**WORK TO BE COMPLETED:**
Reply with one number: the count of lines in the records below that hold "chart".

**ENTRIES:**
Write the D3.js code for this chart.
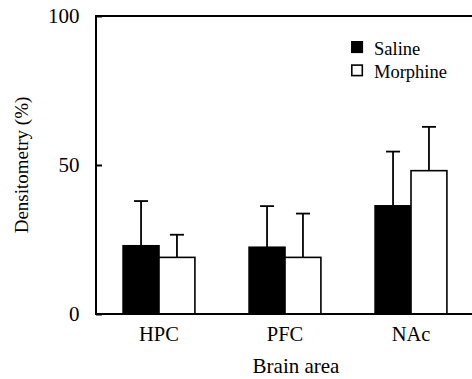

==

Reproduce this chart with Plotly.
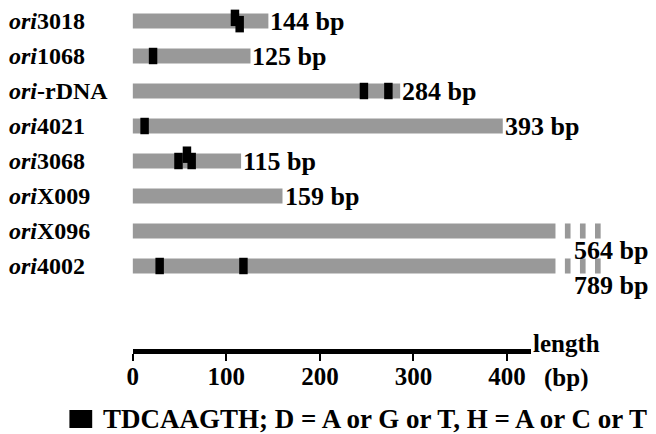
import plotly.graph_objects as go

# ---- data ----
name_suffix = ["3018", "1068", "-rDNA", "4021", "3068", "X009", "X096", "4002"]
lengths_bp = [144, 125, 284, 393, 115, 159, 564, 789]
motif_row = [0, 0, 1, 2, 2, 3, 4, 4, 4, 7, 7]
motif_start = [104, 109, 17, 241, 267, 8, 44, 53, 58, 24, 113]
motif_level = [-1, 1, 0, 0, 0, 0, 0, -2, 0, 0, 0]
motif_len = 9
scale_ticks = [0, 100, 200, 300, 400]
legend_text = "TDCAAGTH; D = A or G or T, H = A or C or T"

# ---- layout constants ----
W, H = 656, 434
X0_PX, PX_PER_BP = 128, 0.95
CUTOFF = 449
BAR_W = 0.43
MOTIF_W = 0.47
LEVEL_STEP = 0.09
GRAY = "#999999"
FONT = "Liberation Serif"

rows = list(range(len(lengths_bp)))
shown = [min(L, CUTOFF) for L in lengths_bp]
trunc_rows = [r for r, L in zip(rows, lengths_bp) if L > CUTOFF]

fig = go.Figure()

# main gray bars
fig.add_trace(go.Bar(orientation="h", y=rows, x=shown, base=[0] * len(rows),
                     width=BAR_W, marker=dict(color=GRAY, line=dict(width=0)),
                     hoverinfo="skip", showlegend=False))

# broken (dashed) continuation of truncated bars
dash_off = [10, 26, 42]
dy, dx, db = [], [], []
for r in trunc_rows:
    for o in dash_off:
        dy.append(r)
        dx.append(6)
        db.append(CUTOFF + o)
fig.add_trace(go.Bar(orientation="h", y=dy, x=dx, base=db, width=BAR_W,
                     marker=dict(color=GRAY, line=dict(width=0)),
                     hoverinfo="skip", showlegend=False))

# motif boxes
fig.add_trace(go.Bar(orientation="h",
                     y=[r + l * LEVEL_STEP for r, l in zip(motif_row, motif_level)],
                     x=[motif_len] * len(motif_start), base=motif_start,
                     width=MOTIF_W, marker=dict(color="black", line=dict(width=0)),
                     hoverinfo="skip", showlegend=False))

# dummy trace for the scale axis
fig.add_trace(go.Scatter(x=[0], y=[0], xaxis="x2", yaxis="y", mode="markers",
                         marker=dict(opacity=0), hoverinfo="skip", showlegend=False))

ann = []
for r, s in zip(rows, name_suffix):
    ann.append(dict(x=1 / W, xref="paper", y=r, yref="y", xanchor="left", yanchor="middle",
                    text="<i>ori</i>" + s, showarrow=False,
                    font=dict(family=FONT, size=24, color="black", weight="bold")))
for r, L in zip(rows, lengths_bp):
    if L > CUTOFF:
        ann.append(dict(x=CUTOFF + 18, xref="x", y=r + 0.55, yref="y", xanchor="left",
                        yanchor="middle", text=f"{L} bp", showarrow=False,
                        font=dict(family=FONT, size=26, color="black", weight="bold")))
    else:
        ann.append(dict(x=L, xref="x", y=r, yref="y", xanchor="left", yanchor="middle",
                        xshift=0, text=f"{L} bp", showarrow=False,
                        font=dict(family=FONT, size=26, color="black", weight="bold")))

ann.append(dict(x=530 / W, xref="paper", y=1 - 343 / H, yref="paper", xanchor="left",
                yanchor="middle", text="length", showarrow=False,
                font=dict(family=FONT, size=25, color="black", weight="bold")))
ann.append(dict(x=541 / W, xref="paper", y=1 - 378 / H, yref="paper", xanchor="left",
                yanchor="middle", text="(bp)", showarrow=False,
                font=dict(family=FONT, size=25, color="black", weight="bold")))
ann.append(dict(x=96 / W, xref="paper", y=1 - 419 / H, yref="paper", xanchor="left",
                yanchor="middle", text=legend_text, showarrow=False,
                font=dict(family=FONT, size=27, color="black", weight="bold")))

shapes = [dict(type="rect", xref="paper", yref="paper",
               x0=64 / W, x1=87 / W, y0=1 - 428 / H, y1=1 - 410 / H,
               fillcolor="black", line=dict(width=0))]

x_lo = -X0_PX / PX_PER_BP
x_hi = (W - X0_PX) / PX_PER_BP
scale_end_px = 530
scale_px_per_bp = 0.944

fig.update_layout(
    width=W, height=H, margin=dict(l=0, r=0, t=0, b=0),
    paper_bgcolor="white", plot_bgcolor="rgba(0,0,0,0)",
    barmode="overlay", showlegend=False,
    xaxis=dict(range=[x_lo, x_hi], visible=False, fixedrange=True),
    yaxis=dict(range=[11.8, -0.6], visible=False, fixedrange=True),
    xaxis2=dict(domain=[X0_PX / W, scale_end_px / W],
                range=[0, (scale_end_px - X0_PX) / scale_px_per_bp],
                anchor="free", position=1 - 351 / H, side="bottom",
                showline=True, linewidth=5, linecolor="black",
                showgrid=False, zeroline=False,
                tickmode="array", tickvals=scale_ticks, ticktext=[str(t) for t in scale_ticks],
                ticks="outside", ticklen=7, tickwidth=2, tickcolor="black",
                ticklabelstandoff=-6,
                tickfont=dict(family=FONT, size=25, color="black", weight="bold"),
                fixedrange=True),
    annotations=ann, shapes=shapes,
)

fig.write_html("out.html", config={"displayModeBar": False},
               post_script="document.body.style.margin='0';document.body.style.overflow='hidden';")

**SOLUTION TO THIS TASK:**
2